Hot Potato was a victim of its times in many ways, from its quick cancellation to its super-’80s set design: flashing lights streaking across colors the shade and texture of modeling clay, and video screens sporting a boxy font best-described as “Nouveau Tic Tac Dough.”

But the dated aspects of the show also give Hot Potato much of its enduring value, and not just because the wiggly synthesizer music and booming announcer’s voice will instantly transport anyone over the age of 35 to his or her childhood living room on a precious day off from school. No, just like Family Feud, Card Sharks, and even The Price Is Right, half the fun of watching Hot Potato today is trying to figure out what the answers to the questions would’ve been at that time

For example, in this episode, Bill Cullen says, “When we asked people which famous living person would you like to have as your best friend, we got a list of nine celebrities. Can you name seven of those famous people who seem like they could be good friends?” Well, can you? Who did the average person want to be best friends with in 1984? The full list is at the bottom of this page, but here’s one that you probably wouldn’t expect: Jane Fonda, who in ’84 was enjoying a brief window of popularity as an Oscar-winning actress and fitness guru, not A Symbol Of All That Is Wrong With The American Left.

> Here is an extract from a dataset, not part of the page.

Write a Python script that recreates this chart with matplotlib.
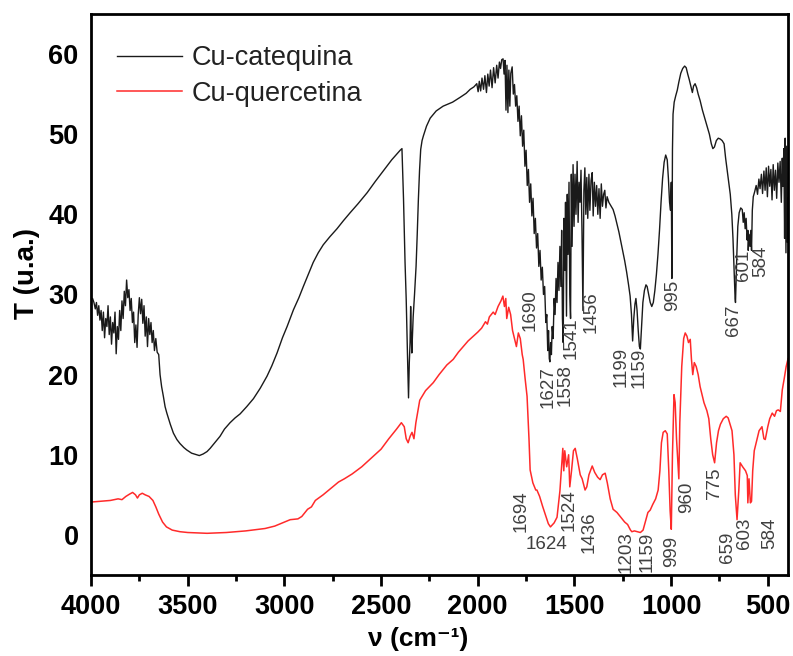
import numpy as np
import matplotlib
matplotlib.use('Agg')
import matplotlib.pyplot as plt

plt.rcParams['font.family'] = ['Liberation Sans', 'DejaVu Sans']

##############################
# FTIR spectra (wavenumber in cm-1, transmittance)
cat_wn = [4000, 3992, 3985, 3978, 3972, 3966, 3960, 3954, 3948, 3942, 3936, 3930, 3924, 3918, 3912, 3906,
          3900, 3894, 3888, 3882, 3876, 3870, 3864, 3858, 3852, 3846, 3840, 3834, 3828, 3822, 3816, 3810,
          3804, 3798, 3792, 3786, 3780, 3774, 3768, 3762, 3756, 3750, 3744, 3738, 3732, 3726, 3720, 3714,
          3708, 3702, 3696, 3690, 3684, 3678, 3672, 3665, 3658, 3650, 3643, 3635, 3626, 3617, 3608, 3590,
          3574, 3556, 3540, 3520, 3505, 3480, 3453, 3440, 3420, 3400, 3384, 3360, 3333, 3310, 3281, 3255,
          3229, 3195, 3160, 3125, 3090, 3065, 3038, 3010, 2986, 2953, 2925, 2902, 2875, 2851, 2825, 2799,
          2765, 2728, 2695, 2660, 2620, 2572, 2530, 2489, 2445, 2401, 2392, 2384, 2376, 2370, 2366, 2362,
          2358, 2354, 2350, 2347, 2344, 2341, 2337, 2334, 2327, 2319, 2313, 2307, 2301, 2295, 2288, 2281,
          2265, 2246, 2215, 2179, 2130, 2091, 2060, 2039, 2020, 2005, 1998, 1992, 1985, 1978, 1970, 1963,
          1955, 1948, 1941, 1934, 1926, 1918, 1910, 1902, 1895, 1888, 1882, 1876, 1869, 1864, 1859, 1854,
          1849, 1844, 1839, 1834, 1829, 1822, 1816, 1810, 1804, 1798, 1792, 1786, 1780, 1774, 1768, 1762,
          1756, 1750, 1744, 1738, 1732, 1726, 1720, 1714, 1708, 1702, 1696, 1690, 1684, 1678, 1672, 1666,
          1660, 1654, 1648, 1643, 1638, 1634, 1630, 1627, 1623, 1619, 1615, 1610, 1605, 1600, 1595, 1590,
          1585, 1580, 1575, 1570, 1566, 1562, 1558, 1554, 1550, 1546, 1541, 1537, 1533, 1528, 1524, 1520,
          1516, 1512, 1507, 1502, 1497, 1492, 1486, 1481, 1476, 1471, 1466, 1461, 1456, 1451, 1446, 1441,
          1436, 1431, 1425, 1420, 1414, 1408, 1403, 1397, 1391, 1385, 1379, 1373, 1367, 1361, 1355, 1349,
          1343, 1337, 1331, 1322, 1310, 1300, 1290, 1280, 1270, 1260, 1250, 1240, 1230, 1220, 1212, 1205,
          1199, 1193, 1187, 1182, 1176, 1170, 1164, 1159, 1153, 1146, 1138, 1130, 1124, 1116, 1108, 1100,
          1092, 1084, 1076, 1068, 1060, 1052, 1044, 1036, 1028, 1020, 1014, 1008, 1003, 999, 996, 993,
          990, 984, 976, 968, 960, 950, 940, 930, 922, 914, 906, 898, 890, 884, 876, 868,
          860, 850, 838, 826, 814, 802, 792, 784, 776, 766, 756, 746, 736, 726, 718, 710,
          702, 694, 686, 680, 674, 669, 667, 664, 660, 655, 648, 640, 632, 627, 622, 617,
          612, 607, 603, 601, 597, 592, 588, 584, 580, 575, 568, 560, 553, 546, 540, 533,
          527, 520, 514, 508, 502, 496, 490, 484, 478, 472, 466, 460, 454, 448, 442, 436,
          430, 425, 421, 417, 413, 410, 406, 402, 398, 395]
cat_t = [29.5, 29.5, 29.0, 28.2, 29.0, 27.4, 28.6, 26.8, 28.0, 25.5, 27.8, 24.6, 27.0, 26.0, 28.6, 25.0,
         27.2, 23.8, 26.5, 25.2, 27.8, 22.6, 26.0, 24.4, 28.0, 25.5, 29.2, 27.0, 30.4, 28.6, 31.8, 29.6,
         30.6, 28.0, 29.5, 26.5, 27.8, 24.0, 26.2, 23.4, 27.5, 29.6, 27.6, 29.4, 26.4, 28.6, 24.8, 27.2,
         23.5, 27.0, 25.0, 26.5, 24.0, 25.5, 23.0, 24.5, 22.8, 22.5, 20.0, 18.5, 17.3, 16.0, 15.2, 13.8,
         12.7, 11.9, 11.4, 10.9, 10.6, 10.2, 10.0, 9.9, 10.1, 10.4, 10.8, 11.5, 12.3, 13.2, 14.0, 14.6,
         15.1, 16.0, 17.0, 18.3, 19.8, 21.1, 22.7, 24.6, 26.0, 28.1, 29.6, 31.0, 32.6, 34.0, 35.2, 36.2,
         37.2, 38.2, 39.2, 40.2, 41.3, 42.7, 44.1, 45.4, 46.8, 48.0, 48.2, 42.0, 34.0, 29.4, 25.0, 21.0,
         17.1, 21.5, 24.0, 28.5, 25.0, 22.7, 25.5, 27.2, 30.0, 33.5, 37.5, 41.9, 45.5, 48.1, 49.2, 49.8,
         51.0, 52.0, 52.9, 53.5, 54.0, 54.6, 55.1, 55.6, 55.9, 56.3, 55.3, 56.6, 55.4, 57.0, 55.6, 57.3,
         55.2, 57.5, 56.0, 58.0, 55.8, 58.3, 56.4, 58.6, 57.0, 59.0, 58.2, 59.3, 59.4, 57.5, 59.2, 53.0,
         58.6, 52.7, 58.0, 53.5, 57.6, 58.4, 55.0, 56.2, 53.5, 54.8, 51.6, 53.5, 49.8, 52.3, 48.5, 50.5,
         46.0, 48.0, 43.6, 45.6, 41.5, 43.8, 39.8, 42.0, 37.6, 39.5, 35.8, 37.6, 33.5, 35.5, 31.8, 33.4,
         30.0, 31.0, 26.5, 27.5, 23.0, 25.5, 22.0, 21.6, 24.0, 22.5, 26.0, 24.5, 29.5, 27.5, 32.0, 29.0,
         34.0, 30.5, 36.0, 31.0, 38.0, 27.0, 24.0, 39.5, 33.0, 41.5, 27.3, 42.5, 35.0, 44.0, 30.0, 27.0,
         45.0, 36.0, 46.2, 38.5, 45.0, 40.0, 46.6, 39.0, 44.0, 41.5, 45.5, 38.0, 28.0, 43.0, 45.8, 40.0,
         44.6, 39.5, 45.0, 40.5, 44.2, 45.2, 39.8, 44.0, 41.0, 43.6, 40.0, 43.2, 39.5, 43.8, 41.0, 42.5,
         43.0, 40.8, 42.2, 41.5, 41.0, 40.6, 39.8, 38.8, 37.8, 36.6, 35.4, 34.2, 32.8, 31.2, 29.8, 27.5,
         24.2, 27.0, 28.8, 29.5, 28.0, 25.5, 23.5, 23.2, 26.0, 29.0, 30.5, 31.2, 31.0, 30.0, 29.0, 28.5,
         29.0, 30.5, 32.5, 35.0, 38.0, 41.5, 44.5, 46.5, 47.4, 46.8, 44.5, 41.5, 40.5, 44.0, 32.0, 48.0,
         52.5, 54.0, 54.8, 55.5, 56.5, 57.6, 58.2, 58.5, 58.3, 57.5, 56.8, 56.0, 55.2, 56.0, 56.3, 55.8,
         55.0, 54.2, 53.0, 52.0, 51.0, 50.0, 48.8, 48.2, 48.4, 49.2, 49.5, 49.4, 49.2, 48.8, 47.0, 45.5,
         44.0, 42.5, 40.0, 37.0, 33.0, 29.5, 29.0, 31.5, 35.0, 38.5, 40.2, 40.8, 40.6, 39.0, 40.2, 38.2,
         39.5, 36.8, 38.0, 35.5, 37.5, 36.0, 38.0, 35.5, 40.5, 42.2, 42.8, 43.6, 42.5, 44.4, 43.2, 45.0,
         42.6, 45.4, 43.0, 45.8, 42.2, 46.0, 43.5, 45.6, 41.8, 46.2, 43.0, 45.5, 42.0, 46.4, 44.0, 46.6,
         41.5, 47.0, 43.5, 48.2, 37.0, 49.5, 35.2, 48.5, 36.5, 42.0]

que_wn = [4000, 3950, 3900, 3860, 3840, 3820, 3800, 3785, 3770, 3760, 3750, 3735, 3720, 3700, 3680, 3665,
          3650, 3630, 3610, 3580, 3540, 3500, 3400, 3300, 3200, 3100, 3050, 3000, 2970, 2930, 2910, 2880,
          2860, 2840, 2800, 2760, 2720, 2690, 2650, 2600, 2550, 2500, 2460, 2420, 2395, 2380, 2370, 2360,
          2350, 2340, 2330, 2320, 2300, 2270, 2230, 2200, 2160, 2127, 2100, 2050, 2000, 1980, 1960, 1950,
          1940, 1920, 1910, 1895, 1880, 1870, 1862, 1855, 1850, 1840, 1830, 1820, 1810, 1800, 1790, 1780,
          1770, 1765, 1755, 1745, 1735, 1729, 1715, 1700, 1694, 1680, 1665, 1650, 1635, 1624, 1605, 1590,
          1575, 1565, 1560, 1555, 1550, 1540, 1530, 1524, 1515, 1505, 1496, 1485, 1470, 1460, 1445, 1436,
          1425, 1408, 1395, 1380, 1367, 1355, 1341, 1330, 1315, 1300, 1280, 1260, 1240, 1225, 1210, 1203,
          1190, 1175, 1159, 1145, 1135, 1120, 1108, 1095, 1080, 1067, 1058, 1050, 1041, 1030, 1020, 1012,
          1005, 999, 993, 985, 979, 972, 966, 960, 955, 945, 935, 927, 918, 910, 901, 895,
          888, 880, 870, 860, 850, 830, 815, 805, 795, 785, 775, 765, 755, 745, 730, 715,
          705, 695, 685, 675, 668, 659, 650, 643, 630, 615, 606, 603, 597, 590, 584, 578,
          570, 560, 545, 530, 520, 513, 500, 490, 477, 465, 455, 446, 435, 425, 415, 405,
          400, 395]
que_t = [4.1, 4.2, 4.3, 4.5, 4.4, 4.8, 5.1, 5.3, 5.0, 4.6, 5.0, 5.2, 5.0, 4.8, 4.3, 3.5,
         2.6, 1.6, 1.0, 0.6, 0.4, 0.3, 0.2, 0.3, 0.5, 0.8, 1.1, 1.6, 1.9, 2.0, 2.3, 3.2,
         3.5, 4.3, 5.0, 5.8, 6.6, 7.0, 7.6, 8.5, 9.6, 10.7, 12.0, 13.2, 14.0, 13.5, 12.0, 11.5,
         12.3, 12.8, 12.0, 14.0, 16.8, 18.0, 19.0, 20.0, 21.2, 21.9, 22.8, 24.2, 25.3, 25.8, 26.6, 26.3,
         27.2, 27.8, 27.5, 28.5, 29.2, 29.8, 28.5, 29.5, 27.0, 28.4, 27.5, 25.5, 24.5, 23.5, 25.2, 24.5,
         22.5, 21.9, 19.5, 17.3, 12.0, 8.1, 6.5, 5.6, 5.6, 4.8, 3.6, 2.5, 1.4, 1.0, 1.5, 2.2,
         5.5, 9.0, 10.8, 8.0, 10.5, 8.5, 10.0, 6.0, 8.0, 10.5, 10.8, 9.5, 7.5, 7.0, 5.6, 6.0,
         7.5, 8.6, 7.8, 7.2, 6.9, 7.5, 7.7, 6.5, 4.5, 3.2, 2.8, 2.2, 1.6, 1.3, 0.6, 0.4,
         0.5, 0.4, 0.3, 0.6, 1.5, 2.8, 3.1, 3.8, 4.5, 5.6, 8.0, 11.5, 12.8, 13.0, 12.6, 8.0,
         3.0, 0.7, 10.0, 17.5, 16.5, 12.0, 9.5, 7.0, 14.0, 21.0, 24.5, 25.2, 24.8, 24.0, 24.4, 22.0,
         20.0, 21.5, 21.0, 20.0, 18.5, 16.5, 15.5, 14.5, 12.0, 10.0, 9.0, 11.5, 13.0, 13.8, 14.5, 14.8,
         14.6, 13.8, 13.0, 10.0, 5.0, 1.9, 5.5, 9.0, 8.5, 8.0, 7.4, 4.0, 7.0, 4.0, 4.2, 8.0,
         10.5, 11.5, 13.0, 13.5, 12.0, 11.9, 13.5, 14.5, 15.2, 14.8, 15.5, 15.6, 15.4, 18.1, 19.5, 21.0,
         21.5, 22.0]

# band assignments: (label, wavenumber where text sits, T where text sits)
cat_labels = [('1690', 1729, 28.0), ('1627', 1636, 18.5), ('1558', 1548, 18.75), ('1541', 1517, 24.5),
              ('1456', 1413, 27.75), ('1199', 1258, 20.9), ('1159', 1165, 20.9), ('995', 994, 29.9),
              ('667', 679, 26.75), ('601', 627, 33.6), ('584', 539, 34.1)]
que_labels = [('1694', 1776, 3.0), ('1524', 1527, 3.1), ('1436', 1424, 0.4), ('1203', 1232, -2.1),
              ('1159', 1124, -2.1), ('999', 999, -2.0), ('960', 922, 4.75), ('775', 777, 6.4),
              ('659', 710, -1.6), ('603', 622, 0.25), ('584', 492, 0.25)]
##############################

fig = plt.figure(figsize=(7.93, 6.56), dpi=100)
ax = fig.add_axes([0.1148, 0.1235, 0.879, 0.8552])

ax.plot(cat_wn, cat_t, color='#1a1a1a', lw=1.0, label='Cu-catequina')
ax.plot(que_wn, que_t, color='#ff2a2a', lw=1.1, label='Cu-quercetina')

for txt, x, y in cat_labels + que_labels:
    ax.text(x, y, txt, rotation=90, ha='center', va='center', fontsize=13.5, color='#404040')
ax.text(1646, -1.25, '1624', ha='center', va='center', fontsize=13.5, color='#404040')

ax.set_xlim(4000, 395)
ax.set_ylim(-5, 65)
ax.set_xticks(np.arange(4000, 499, -500))
ax.set_xticks(np.arange(3750, 499, -500), minor=True)
ax.set_yticks(np.arange(0, 61, 10))

for s in ax.spines.values():
    s.set_linewidth(2.0)
ax.tick_params(axis='x', which='major', direction='out', length=8, width=2, pad=6, labelsize=19.5)
ax.tick_params(axis='x', which='minor', direction='out', length=4, width=2)
ax.tick_params(axis='y', length=0, pad=9, labelsize=19.5)
for lab in ax.get_xticklabels() + ax.get_yticklabels():
    lab.set_fontweight('bold')

ax.set_xlabel('ν (cm⁻¹)', fontsize=19, fontweight='bold')
ax.set_ylabel('T (u.a.)', fontsize=20, fontweight='bold')
ax.xaxis.set_label_coords(0.469, -0.093)
ax.yaxis.set_label_coords(-0.073, 0.537)

leg = ax.legend(loc='upper left', bbox_to_anchor=(0.037, 0.944), frameon=False, fontsize=19.5,
                handlelength=2.4, handletextpad=0.35, labelspacing=0.35, borderpad=0, borderaxespad=0)
for t in leg.get_texts():
    t.set_color('#222222')

fig.savefig('out.png', dpi=100)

That’s what makes old game shows more fascinating than new ones. These broadcasts were meant to be daily diversions, not lasting records of the time in which they were made, but it’s because they weren’t shooting for posterity that they retain their watchability. The games themselves are still playable by the home viewer, and the passing references to politics, popular culture, fashion trends, and sporting news make some game shows as tied to their times as a stack of old newspapers.

And who knows? Stumble on the right episode and you might be treated to the poignant spectacle of four celebrities standing on opposite ends of a podium manned by a TV legend in the last years of his life, all engaged in the last taping of a show nobody was watching, going back and forth, one-by-one, naming people more famous than they.